Community activists held a news conference on Monday where they unveiled a 'five-point plan.'
"Stop the homicides, stop the killings, stop the murders and we're asking you that but we're giving you a way out too," president of the West Louisville Coalition Neal Robertson said.
Robertson gathered survivors, protesters, and community activists outside of the Parkland Crossing apartment complex on 32nd and Grand Avenue. Activists and the property manager said recent shootings at or near the apartment complex have traumatized families and children.
"So let’s pick up Louisville not just the west end let’s pick up the whole community," activist Shannon Martin said. "Let’s not just look at one part look at all of it because it’s the surrounding area no matter where you live at or where I live at it still affects everybody."
Robertson's five-point plan to address the violence are: job etiquette training, buying back their community, mental health services, encouraging vocational jobs, and providing a safe haven for gang members who want a way out.
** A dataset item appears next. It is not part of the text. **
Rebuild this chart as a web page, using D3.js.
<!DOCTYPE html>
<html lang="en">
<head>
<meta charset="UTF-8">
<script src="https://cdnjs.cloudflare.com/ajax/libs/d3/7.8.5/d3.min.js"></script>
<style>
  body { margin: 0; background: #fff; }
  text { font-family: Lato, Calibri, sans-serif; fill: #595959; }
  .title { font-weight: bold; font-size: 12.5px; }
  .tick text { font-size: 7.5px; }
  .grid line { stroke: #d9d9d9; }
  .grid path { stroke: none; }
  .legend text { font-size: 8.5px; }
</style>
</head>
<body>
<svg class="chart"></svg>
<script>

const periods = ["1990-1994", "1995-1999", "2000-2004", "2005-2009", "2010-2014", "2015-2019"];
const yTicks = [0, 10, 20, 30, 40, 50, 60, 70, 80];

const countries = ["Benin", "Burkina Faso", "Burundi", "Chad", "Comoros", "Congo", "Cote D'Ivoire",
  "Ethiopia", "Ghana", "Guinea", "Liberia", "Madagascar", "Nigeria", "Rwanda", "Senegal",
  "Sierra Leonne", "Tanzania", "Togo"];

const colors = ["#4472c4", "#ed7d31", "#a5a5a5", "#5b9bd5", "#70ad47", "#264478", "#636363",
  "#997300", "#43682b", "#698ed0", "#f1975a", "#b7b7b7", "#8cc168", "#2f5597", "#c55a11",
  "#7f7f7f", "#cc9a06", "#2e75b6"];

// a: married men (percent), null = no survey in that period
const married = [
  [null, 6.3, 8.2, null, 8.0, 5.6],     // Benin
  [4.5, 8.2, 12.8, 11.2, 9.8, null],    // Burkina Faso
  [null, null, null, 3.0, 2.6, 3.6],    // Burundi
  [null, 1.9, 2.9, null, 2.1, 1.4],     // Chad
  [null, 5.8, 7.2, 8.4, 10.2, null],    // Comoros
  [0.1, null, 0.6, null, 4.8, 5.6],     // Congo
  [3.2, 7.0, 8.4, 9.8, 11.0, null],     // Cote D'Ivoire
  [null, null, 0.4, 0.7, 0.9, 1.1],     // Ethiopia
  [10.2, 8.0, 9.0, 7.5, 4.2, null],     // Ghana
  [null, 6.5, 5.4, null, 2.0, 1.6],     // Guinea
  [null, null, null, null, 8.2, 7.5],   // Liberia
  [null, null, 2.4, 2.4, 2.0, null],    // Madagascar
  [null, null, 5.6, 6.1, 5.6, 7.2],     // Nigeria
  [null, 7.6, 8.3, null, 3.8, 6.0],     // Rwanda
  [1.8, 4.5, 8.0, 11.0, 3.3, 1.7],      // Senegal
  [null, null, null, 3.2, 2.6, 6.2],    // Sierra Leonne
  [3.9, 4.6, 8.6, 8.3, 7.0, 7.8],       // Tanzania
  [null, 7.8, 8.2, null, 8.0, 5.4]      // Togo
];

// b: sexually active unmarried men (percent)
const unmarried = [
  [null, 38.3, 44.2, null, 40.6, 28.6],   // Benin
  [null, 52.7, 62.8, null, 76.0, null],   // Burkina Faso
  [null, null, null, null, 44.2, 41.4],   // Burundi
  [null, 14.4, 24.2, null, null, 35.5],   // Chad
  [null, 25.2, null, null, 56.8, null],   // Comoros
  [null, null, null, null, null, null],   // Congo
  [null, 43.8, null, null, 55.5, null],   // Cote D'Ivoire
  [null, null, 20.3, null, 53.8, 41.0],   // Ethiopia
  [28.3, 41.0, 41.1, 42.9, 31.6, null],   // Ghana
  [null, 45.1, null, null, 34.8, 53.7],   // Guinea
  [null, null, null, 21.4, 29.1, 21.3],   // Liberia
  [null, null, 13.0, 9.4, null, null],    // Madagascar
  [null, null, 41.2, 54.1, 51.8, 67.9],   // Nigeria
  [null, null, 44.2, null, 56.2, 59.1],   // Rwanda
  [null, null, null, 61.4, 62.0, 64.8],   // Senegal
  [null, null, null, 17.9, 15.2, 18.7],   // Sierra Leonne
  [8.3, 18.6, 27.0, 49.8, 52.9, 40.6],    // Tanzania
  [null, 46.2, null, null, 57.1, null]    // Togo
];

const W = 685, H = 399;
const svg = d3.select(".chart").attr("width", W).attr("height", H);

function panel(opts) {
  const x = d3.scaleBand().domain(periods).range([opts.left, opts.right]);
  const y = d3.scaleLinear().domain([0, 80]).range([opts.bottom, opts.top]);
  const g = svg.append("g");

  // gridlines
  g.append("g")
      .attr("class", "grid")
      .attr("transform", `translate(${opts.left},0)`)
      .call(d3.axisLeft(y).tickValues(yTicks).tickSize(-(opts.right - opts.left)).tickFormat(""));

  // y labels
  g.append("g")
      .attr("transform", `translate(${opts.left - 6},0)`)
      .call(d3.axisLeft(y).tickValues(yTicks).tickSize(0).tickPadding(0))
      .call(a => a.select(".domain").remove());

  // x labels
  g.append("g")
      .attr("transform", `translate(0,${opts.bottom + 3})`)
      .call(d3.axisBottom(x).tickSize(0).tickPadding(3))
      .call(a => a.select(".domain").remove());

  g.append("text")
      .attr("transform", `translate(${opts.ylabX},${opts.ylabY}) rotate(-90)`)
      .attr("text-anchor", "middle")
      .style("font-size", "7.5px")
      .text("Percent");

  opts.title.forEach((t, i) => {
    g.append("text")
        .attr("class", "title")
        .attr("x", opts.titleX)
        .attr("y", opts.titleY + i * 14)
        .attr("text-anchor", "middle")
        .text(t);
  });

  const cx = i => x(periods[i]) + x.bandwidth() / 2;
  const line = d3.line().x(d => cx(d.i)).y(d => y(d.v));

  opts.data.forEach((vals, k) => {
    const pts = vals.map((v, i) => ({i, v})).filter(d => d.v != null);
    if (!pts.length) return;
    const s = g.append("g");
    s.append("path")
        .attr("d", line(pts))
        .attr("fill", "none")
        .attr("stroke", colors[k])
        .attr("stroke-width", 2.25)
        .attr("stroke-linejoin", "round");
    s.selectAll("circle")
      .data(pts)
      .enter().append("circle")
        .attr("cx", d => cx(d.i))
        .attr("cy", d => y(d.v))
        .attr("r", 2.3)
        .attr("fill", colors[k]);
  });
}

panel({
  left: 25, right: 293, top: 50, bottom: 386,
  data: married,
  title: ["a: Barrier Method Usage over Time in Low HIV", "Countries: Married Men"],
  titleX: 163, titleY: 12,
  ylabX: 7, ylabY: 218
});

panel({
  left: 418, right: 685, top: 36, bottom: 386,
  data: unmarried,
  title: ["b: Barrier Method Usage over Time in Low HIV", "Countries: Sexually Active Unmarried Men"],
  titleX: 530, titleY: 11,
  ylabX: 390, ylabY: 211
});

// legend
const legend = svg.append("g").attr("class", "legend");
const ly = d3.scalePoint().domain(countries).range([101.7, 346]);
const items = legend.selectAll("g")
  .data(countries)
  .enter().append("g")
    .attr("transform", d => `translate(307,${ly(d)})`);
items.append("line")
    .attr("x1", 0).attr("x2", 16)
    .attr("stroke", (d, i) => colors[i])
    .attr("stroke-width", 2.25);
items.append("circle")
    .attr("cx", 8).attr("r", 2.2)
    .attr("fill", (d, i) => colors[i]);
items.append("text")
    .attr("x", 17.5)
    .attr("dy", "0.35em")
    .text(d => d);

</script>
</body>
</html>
"Where does a gang member go if he says 'I want to be out? If I don't want to be in a gang anymore' where can he go to?" Robertson said. "What agency has a building for him to go learn how to become a productive citizen?"
Kaelin Hall knows the pain firsthand. He found his way out of street violence after he was shot a few years back.
"I signed up for it by being in the streets so I don't make this about me you know it's about the youth out here," Hall said. "You got 4-year-olds saying that they don't want to go outside 'I don't want to get shot!' And if that don't do something to you you know what I mean you ain't human."
Hall shared his best advice to those who are in the shoes he once walked in.
"It ain't worth it and I don't got nothing from the streets but trauma and pain and lost friends – half my generation gone," Hall said. "C'mon home you got to come home to God, and that's what I was told and it worked for me."
Robertson is calling on community groups to step up and work with him so they can bridge gaps together.